» **Given instruction**: Leave the pictures out and retype the lines from the beginning through the line with "12000, 12500, 13000];", both ends included.
»»
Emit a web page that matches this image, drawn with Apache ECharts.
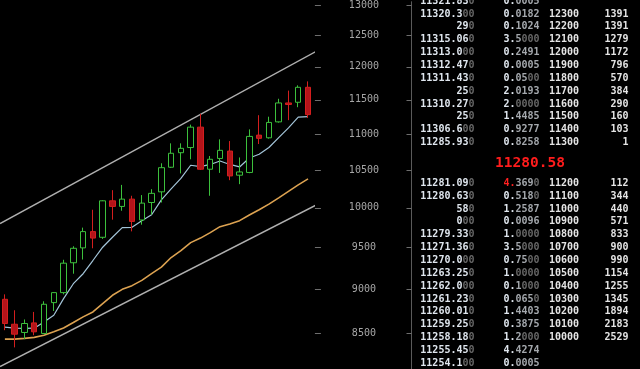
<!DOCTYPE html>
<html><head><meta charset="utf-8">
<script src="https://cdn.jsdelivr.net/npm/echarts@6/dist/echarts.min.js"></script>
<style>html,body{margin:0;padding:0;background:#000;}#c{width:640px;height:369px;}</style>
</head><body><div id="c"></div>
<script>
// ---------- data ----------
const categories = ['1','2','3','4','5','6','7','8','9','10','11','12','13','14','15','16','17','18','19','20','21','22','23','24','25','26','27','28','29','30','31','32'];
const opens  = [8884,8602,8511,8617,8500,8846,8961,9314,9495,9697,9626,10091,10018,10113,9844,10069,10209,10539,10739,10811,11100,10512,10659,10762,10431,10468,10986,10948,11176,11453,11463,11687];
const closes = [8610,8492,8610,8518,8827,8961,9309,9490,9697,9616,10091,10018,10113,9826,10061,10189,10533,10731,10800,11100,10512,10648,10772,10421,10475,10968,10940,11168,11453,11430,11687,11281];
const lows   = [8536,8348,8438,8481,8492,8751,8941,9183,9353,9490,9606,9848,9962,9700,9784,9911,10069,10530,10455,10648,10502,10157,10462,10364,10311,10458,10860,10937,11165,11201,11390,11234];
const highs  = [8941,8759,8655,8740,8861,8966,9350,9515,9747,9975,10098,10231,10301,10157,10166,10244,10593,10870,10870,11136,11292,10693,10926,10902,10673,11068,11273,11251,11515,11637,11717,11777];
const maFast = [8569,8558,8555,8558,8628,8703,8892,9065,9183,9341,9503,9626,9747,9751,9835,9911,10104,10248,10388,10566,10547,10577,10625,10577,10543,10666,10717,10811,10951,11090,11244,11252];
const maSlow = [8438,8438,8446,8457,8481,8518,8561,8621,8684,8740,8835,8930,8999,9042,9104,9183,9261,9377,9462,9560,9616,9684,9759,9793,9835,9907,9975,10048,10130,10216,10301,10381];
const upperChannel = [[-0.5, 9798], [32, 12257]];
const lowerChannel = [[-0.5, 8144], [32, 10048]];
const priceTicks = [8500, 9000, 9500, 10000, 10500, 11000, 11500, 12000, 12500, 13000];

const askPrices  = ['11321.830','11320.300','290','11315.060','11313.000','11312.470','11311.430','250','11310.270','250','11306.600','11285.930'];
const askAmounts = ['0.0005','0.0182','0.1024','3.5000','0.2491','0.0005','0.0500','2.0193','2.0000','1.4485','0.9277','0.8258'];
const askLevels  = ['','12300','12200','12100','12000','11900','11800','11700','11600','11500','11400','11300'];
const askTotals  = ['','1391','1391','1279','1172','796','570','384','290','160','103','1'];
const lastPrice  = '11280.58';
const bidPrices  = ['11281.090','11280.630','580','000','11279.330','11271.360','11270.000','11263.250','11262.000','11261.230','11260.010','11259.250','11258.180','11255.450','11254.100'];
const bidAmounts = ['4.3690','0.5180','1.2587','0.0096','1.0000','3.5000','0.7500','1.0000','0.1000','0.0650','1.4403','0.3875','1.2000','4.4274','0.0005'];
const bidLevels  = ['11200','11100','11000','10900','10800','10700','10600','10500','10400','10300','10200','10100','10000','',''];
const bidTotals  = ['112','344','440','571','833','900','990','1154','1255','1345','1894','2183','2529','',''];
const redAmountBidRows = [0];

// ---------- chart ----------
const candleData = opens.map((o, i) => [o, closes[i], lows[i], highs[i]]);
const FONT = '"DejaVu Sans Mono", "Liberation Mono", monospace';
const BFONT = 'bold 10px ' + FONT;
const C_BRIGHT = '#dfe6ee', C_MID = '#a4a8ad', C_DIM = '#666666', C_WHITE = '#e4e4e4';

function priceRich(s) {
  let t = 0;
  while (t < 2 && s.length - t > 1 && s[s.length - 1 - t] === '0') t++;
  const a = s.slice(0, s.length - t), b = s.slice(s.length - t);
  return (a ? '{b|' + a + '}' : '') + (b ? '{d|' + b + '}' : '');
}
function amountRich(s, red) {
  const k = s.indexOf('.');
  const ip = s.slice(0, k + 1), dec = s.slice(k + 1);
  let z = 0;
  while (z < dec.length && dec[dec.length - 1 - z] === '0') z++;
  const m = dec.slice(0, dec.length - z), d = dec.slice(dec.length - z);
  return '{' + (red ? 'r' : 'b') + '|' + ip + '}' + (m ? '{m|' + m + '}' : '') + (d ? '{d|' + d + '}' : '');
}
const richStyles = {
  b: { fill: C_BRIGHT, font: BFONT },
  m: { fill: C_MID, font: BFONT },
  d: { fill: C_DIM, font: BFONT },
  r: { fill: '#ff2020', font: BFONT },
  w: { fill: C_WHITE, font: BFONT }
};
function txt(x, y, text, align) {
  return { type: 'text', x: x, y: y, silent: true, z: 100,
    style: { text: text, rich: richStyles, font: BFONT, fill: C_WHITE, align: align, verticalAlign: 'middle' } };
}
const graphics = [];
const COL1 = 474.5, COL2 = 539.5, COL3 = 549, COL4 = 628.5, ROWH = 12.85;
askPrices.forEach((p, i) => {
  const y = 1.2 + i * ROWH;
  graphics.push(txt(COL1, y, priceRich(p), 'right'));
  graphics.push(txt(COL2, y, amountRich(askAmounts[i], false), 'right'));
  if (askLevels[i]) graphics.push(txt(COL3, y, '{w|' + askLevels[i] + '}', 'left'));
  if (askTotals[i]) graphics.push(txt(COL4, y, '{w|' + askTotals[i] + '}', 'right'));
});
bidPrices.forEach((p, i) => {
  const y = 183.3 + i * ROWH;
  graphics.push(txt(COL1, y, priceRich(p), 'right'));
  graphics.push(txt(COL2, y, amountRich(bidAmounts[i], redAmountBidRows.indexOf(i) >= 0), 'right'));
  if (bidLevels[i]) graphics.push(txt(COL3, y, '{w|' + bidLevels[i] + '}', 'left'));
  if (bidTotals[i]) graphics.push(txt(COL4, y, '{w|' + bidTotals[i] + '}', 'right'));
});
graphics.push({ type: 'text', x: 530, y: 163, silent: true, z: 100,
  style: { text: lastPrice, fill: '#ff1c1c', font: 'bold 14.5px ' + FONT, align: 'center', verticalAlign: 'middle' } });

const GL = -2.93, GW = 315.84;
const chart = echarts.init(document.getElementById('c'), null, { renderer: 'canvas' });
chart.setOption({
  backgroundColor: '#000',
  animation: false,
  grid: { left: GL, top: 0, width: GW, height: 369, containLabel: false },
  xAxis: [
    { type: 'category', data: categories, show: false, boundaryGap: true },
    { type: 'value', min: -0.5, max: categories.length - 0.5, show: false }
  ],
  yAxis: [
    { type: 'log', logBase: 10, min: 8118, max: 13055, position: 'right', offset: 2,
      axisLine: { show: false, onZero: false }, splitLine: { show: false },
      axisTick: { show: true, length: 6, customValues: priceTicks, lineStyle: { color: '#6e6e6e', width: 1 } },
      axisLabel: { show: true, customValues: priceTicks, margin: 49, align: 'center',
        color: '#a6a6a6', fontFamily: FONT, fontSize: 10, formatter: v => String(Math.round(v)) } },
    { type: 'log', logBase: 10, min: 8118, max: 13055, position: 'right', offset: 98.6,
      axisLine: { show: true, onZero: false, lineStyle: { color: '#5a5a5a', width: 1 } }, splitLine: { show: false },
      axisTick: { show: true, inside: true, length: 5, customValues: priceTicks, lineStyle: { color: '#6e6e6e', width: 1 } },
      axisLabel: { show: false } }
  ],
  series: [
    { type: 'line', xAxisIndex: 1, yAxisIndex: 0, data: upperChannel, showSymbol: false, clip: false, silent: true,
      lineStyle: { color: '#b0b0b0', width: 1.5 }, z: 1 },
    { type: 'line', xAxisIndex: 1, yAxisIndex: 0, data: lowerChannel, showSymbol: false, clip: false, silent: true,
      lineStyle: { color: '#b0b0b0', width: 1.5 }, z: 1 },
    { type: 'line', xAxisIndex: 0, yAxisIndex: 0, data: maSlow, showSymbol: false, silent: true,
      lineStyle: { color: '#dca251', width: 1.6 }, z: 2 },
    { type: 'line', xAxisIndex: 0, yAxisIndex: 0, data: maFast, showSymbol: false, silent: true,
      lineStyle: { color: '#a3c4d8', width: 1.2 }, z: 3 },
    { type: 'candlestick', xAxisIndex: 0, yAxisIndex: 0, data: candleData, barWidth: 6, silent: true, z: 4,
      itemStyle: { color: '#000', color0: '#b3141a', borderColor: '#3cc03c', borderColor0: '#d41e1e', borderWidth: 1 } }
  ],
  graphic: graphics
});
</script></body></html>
««
» **Solution to this problem**:
Emit a web page that matches this image, drawn with Apache ECharts.
<!DOCTYPE html>
<html><head><meta charset="utf-8">
<script src="https://cdn.jsdelivr.net/npm/echarts@6/dist/echarts.min.js"></script>
<style>html,body{margin:0;padding:0;background:#000;}#c{width:640px;height:369px;}</style>
</head><body><div id="c"></div>
<script>
// ---------- data ----------
const categories = ['1','2','3','4','5','6','7','8','9','10','11','12','13','14','15','16','17','18','19','20','21','22','23','24','25','26','27','28','29','30','31','32'];
const opens  = [8884,8602,8511,8617,8500,8846,8961,9314,9495,9697,9626,10091,10018,10113,9844,10069,10209,10539,10739,10811,11100,10512,10659,10762,10431,10468,10986,10948,11176,11453,11463,11687];
const closes = [8610,8492,8610,8518,8827,8961,9309,9490,9697,9616,10091,10018,10113,9826,10061,10189,10533,10731,10800,11100,10512,10648,10772,10421,10475,10968,10940,11168,11453,11430,11687,11281];
const lows   = [8536,8348,8438,8481,8492,8751,8941,9183,9353,9490,9606,9848,9962,9700,9784,9911,10069,10530,10455,10648,10502,10157,10462,10364,10311,10458,10860,10937,11165,11201,11390,11234];
const highs  = [8941,8759,8655,8740,8861,8966,9350,9515,9747,9975,10098,10231,10301,10157,10166,10244,10593,10870,10870,11136,11292,10693,10926,10902,10673,11068,11273,11251,11515,11637,11717,11777];
const maFast = [8569,8558,8555,8558,8628,8703,8892,9065,9183,9341,9503,9626,9747,9751,9835,9911,10104,10248,10388,10566,10547,10577,10625,10577,10543,10666,10717,10811,10951,11090,11244,11252];
const maSlow = [8438,8438,8446,8457,8481,8518,8561,8621,8684,8740,8835,8930,8999,9042,9104,9183,9261,9377,9462,9560,9616,9684,9759,9793,9835,9907,9975,10048,10130,10216,10301,10381];
const upperChannel = [[-0.5, 9798], [32, 12257]];
const lowerChannel = [[-0.5, 8144], [32, 10048]];
const priceTicks = [8500, 9000, 9500, 10000, 10500, 11000, 11500, 12000, 12500, 13000];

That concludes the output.